Work to complete: Everything from the line with "Output the Python" down to the line with "ax.add_patch(ell(allowed_core, c_yel, 5))" below must be printed exactly, those two lines included. Exclude pictures.

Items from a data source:

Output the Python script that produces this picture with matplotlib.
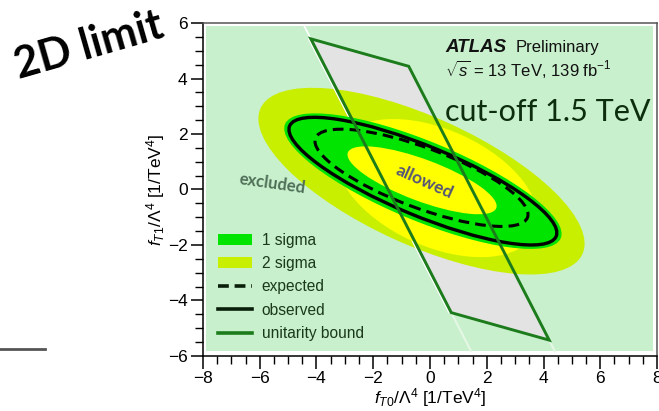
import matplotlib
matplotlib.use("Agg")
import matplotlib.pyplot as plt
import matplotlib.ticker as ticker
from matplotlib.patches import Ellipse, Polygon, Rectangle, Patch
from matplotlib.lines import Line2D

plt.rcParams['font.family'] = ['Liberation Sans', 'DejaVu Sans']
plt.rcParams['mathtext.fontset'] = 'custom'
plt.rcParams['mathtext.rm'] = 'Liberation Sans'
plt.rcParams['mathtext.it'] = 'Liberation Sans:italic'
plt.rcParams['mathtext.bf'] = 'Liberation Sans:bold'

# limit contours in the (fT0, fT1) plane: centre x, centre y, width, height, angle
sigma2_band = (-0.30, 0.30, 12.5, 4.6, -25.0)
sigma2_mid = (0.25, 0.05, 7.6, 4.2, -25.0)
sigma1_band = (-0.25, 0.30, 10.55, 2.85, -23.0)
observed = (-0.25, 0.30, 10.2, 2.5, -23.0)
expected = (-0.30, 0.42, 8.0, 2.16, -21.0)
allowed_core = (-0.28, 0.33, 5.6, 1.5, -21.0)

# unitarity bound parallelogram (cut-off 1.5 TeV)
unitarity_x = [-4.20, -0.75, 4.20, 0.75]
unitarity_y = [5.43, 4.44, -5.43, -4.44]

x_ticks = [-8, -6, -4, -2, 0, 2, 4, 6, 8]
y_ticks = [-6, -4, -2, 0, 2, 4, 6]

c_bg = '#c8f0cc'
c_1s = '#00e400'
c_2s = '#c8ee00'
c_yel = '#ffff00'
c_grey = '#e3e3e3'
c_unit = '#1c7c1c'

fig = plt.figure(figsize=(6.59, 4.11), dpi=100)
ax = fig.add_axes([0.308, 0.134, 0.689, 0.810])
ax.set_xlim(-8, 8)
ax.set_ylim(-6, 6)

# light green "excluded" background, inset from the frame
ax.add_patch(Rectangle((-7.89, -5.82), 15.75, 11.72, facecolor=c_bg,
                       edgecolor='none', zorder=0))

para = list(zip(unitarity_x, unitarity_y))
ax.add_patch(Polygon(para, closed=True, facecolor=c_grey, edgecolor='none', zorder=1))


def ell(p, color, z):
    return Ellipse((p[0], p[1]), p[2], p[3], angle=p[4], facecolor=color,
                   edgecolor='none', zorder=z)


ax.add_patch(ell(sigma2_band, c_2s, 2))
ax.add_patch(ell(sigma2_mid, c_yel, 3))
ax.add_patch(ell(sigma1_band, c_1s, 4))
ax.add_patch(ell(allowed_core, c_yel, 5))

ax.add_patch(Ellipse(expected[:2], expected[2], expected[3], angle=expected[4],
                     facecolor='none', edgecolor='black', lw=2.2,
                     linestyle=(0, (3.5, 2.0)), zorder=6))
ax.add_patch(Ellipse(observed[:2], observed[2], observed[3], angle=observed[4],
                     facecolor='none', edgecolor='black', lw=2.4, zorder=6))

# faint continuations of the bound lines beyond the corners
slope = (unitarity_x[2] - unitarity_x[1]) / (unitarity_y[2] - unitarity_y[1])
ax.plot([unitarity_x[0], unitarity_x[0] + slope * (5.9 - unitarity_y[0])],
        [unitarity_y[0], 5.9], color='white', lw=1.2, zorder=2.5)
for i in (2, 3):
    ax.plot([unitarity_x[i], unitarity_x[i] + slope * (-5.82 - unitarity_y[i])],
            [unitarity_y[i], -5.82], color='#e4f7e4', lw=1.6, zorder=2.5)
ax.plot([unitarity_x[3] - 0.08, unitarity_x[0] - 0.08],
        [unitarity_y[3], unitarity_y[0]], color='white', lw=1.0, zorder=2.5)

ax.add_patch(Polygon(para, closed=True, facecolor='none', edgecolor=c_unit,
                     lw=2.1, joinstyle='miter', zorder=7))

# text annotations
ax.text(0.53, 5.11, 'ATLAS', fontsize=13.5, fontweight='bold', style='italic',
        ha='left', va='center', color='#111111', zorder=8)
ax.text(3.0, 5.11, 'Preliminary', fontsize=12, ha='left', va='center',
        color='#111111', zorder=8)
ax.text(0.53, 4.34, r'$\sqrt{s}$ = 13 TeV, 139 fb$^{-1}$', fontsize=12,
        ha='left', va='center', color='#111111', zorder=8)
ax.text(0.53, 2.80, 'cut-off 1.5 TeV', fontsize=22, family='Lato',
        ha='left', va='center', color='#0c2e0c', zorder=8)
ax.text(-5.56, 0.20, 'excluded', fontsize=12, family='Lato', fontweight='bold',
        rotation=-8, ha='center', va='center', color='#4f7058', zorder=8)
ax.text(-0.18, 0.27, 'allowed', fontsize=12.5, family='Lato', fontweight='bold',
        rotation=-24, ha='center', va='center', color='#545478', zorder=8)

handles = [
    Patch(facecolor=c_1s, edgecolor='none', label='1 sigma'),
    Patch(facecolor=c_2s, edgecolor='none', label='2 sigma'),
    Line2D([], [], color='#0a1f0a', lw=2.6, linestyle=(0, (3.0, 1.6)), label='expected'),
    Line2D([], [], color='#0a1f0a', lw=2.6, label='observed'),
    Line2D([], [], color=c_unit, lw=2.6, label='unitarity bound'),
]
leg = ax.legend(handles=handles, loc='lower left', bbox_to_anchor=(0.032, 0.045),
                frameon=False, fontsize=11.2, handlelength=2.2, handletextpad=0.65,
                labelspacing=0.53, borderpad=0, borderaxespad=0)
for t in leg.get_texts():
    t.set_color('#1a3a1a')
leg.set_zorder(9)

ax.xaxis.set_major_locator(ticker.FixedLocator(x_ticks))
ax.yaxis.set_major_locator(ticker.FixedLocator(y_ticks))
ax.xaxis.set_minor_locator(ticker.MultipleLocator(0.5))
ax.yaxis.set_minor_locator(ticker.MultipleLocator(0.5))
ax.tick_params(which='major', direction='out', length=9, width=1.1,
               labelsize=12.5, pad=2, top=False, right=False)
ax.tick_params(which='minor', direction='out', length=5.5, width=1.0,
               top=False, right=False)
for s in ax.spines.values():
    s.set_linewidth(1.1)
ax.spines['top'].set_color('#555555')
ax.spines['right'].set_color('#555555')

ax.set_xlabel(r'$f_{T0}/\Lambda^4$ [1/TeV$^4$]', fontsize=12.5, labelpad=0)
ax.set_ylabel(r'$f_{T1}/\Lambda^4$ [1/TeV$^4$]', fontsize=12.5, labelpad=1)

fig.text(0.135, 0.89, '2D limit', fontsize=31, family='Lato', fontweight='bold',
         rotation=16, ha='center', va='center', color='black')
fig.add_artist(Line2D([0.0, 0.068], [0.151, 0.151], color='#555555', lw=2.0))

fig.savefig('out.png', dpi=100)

==

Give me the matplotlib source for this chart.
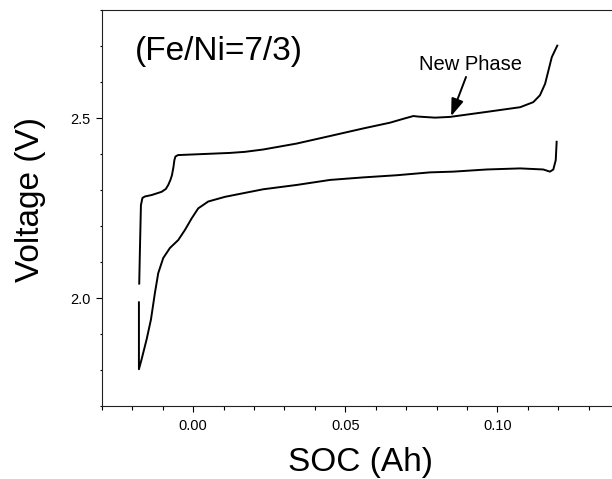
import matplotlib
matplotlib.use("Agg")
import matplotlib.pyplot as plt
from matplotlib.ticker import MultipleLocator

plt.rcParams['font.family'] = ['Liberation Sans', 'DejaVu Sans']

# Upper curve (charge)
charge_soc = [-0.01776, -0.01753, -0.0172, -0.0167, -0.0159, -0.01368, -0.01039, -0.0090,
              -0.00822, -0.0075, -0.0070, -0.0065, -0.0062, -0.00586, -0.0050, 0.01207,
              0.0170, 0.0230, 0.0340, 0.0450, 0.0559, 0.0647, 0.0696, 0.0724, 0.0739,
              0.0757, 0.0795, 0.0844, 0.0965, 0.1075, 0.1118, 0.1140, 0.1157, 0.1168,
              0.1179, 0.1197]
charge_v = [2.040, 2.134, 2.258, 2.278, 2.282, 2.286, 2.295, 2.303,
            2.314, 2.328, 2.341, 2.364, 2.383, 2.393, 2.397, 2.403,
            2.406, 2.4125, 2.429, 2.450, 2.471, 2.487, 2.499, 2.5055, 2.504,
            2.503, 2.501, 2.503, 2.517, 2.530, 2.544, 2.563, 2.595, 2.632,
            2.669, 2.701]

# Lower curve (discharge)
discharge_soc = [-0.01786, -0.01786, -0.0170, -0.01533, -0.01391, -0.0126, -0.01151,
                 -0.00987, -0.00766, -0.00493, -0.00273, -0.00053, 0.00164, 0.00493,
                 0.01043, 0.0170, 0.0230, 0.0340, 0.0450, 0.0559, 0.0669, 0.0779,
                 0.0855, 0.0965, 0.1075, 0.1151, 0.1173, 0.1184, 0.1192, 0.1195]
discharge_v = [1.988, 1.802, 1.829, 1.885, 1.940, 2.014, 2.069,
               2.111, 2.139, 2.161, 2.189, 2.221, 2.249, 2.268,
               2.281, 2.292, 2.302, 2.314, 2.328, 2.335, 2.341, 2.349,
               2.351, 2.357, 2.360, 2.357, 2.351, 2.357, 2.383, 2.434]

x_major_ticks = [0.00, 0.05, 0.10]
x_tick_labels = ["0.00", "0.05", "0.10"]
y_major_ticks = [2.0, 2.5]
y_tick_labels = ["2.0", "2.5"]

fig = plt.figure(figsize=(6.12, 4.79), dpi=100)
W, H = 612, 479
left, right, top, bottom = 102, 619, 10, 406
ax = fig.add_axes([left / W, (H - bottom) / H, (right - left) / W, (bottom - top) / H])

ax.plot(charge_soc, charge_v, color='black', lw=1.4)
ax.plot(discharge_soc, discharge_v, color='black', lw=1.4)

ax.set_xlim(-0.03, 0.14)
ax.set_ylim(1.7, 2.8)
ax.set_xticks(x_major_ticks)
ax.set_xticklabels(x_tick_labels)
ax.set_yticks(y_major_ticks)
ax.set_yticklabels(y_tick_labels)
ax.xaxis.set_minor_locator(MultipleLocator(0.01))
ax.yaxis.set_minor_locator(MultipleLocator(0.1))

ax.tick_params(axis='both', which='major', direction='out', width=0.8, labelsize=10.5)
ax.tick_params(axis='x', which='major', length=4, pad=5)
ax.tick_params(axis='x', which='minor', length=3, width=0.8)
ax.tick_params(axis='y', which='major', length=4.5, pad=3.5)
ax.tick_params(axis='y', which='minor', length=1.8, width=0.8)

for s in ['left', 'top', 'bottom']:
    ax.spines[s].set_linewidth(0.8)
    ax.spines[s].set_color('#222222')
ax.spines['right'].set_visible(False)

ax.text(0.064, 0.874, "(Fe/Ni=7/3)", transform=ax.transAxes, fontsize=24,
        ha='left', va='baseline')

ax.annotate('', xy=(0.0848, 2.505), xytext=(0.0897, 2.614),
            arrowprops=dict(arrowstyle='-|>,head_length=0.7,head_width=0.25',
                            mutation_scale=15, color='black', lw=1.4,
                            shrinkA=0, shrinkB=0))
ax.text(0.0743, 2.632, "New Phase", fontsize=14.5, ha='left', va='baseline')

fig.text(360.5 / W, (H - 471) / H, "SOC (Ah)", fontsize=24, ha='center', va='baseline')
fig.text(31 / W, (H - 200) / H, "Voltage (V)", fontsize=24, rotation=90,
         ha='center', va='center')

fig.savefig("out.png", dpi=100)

==

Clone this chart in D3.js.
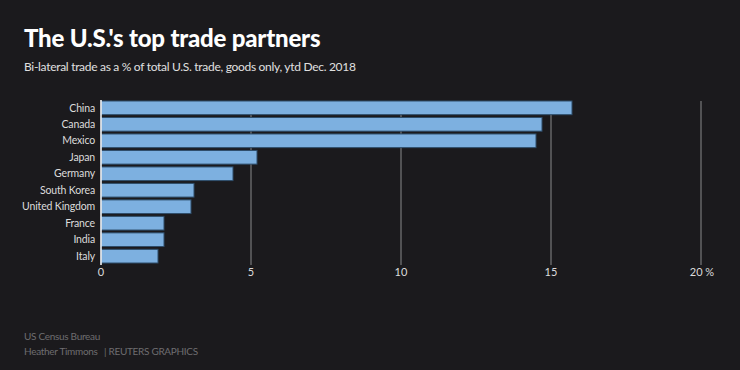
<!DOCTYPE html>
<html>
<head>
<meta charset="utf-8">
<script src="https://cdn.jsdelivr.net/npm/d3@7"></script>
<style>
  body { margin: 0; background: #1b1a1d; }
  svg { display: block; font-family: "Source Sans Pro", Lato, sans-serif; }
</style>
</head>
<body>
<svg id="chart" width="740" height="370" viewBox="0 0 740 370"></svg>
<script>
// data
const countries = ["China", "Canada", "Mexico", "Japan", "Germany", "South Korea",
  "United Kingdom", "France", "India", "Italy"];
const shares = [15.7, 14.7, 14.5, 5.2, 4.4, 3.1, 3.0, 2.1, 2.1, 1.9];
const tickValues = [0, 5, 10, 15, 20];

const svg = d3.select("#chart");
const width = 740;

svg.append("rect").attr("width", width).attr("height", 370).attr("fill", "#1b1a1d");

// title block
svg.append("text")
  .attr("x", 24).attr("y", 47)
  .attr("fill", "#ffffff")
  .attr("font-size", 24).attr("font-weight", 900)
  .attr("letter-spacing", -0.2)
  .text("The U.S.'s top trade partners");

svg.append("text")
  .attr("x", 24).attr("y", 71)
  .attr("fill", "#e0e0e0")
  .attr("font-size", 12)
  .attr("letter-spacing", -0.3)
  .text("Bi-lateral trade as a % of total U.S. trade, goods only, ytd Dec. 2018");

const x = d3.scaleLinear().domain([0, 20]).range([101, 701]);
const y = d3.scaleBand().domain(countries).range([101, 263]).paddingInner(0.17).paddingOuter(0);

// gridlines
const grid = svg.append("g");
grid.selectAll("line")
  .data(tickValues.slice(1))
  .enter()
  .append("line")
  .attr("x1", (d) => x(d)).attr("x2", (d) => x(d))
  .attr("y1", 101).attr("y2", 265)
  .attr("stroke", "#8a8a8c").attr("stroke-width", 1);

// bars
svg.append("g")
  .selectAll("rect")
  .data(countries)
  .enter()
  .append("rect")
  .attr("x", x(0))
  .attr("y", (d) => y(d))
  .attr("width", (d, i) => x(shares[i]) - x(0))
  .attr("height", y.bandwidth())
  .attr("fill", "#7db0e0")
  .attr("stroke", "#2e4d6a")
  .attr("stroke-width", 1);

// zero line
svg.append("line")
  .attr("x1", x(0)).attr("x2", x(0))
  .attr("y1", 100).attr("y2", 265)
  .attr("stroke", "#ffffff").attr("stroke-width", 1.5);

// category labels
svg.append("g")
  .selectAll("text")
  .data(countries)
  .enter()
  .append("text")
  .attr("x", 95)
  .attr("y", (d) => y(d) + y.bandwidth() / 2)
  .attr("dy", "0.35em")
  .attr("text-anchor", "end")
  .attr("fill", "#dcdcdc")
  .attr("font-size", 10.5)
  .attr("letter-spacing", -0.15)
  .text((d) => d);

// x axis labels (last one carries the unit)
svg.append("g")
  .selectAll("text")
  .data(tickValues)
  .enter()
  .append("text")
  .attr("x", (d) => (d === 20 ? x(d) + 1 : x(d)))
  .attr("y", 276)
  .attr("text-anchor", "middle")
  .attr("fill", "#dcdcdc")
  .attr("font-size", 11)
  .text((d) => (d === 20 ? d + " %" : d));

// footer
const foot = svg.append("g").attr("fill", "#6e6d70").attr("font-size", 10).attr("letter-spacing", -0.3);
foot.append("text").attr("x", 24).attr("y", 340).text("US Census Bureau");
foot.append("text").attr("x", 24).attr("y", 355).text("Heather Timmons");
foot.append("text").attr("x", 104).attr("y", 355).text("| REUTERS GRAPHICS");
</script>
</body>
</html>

Exercise solution:
Output the Python script that produces this picture with matplotlib.
import matplotlib
matplotlib.use("Agg")
import matplotlib.pyplot as plt
import matplotlib.ticker as ticker
from matplotlib.patches import Ellipse, Polygon, Rectangle, Patch
from matplotlib.lines import Line2D

plt.rcParams['font.family'] = ['Liberation Sans', 'DejaVu Sans']
plt.rcParams['mathtext.fontset'] = 'custom'
plt.rcParams['mathtext.rm'] = 'Liberation Sans'
plt.rcParams['mathtext.it'] = 'Liberation Sans:italic'
plt.rcParams['mathtext.bf'] = 'Liberation Sans:bold'

# limit contours in the (fT0, fT1) plane: centre x, centre y, width, height, angle
sigma2_band = (-0.30, 0.30, 12.5, 4.6, -25.0)
sigma2_mid = (0.25, 0.05, 7.6, 4.2, -25.0)
sigma1_band = (-0.25, 0.30, 10.55, 2.85, -23.0)
observed = (-0.25, 0.30, 10.2, 2.5, -23.0)
expected = (-0.30, 0.42, 8.0, 2.16, -21.0)
allowed_core = (-0.28, 0.33, 5.6, 1.5, -21.0)

# unitarity bound parallelogram (cut-off 1.5 TeV)
unitarity_x = [-4.20, -0.75, 4.20, 0.75]
unitarity_y = [5.43, 4.44, -5.43, -4.44]

x_ticks = [-8, -6, -4, -2, 0, 2, 4, 6, 8]
y_ticks = [-6, -4, -2, 0, 2, 4, 6]

c_bg = '#c8f0cc'
c_1s = '#00e400'
c_2s = '#c8ee00'
c_yel = '#ffff00'
c_grey = '#e3e3e3'
c_unit = '#1c7c1c'

fig = plt.figure(figsize=(6.59, 4.11), dpi=100)
ax = fig.add_axes([0.308, 0.134, 0.689, 0.810])
ax.set_xlim(-8, 8)
ax.set_ylim(-6, 6)

# light green "excluded" background, inset from the frame
ax.add_patch(Rectangle((-7.89, -5.82), 15.75, 11.72, facecolor=c_bg,
                       edgecolor='none', zorder=0))

para = list(zip(unitarity_x, unitarity_y))
ax.add_patch(Polygon(para, closed=True, facecolor=c_grey, edgecolor='none', zorder=1))


def ell(p, color, z):
    return Ellipse((p[0], p[1]), p[2], p[3], angle=p[4], facecolor=color,
                   edgecolor='none', zorder=z)


ax.add_patch(ell(sigma2_band, c_2s, 2))
ax.add_patch(ell(sigma2_mid, c_yel, 3))
ax.add_patch(ell(sigma1_band, c_1s, 4))
ax.add_patch(ell(allowed_core, c_yel, 5))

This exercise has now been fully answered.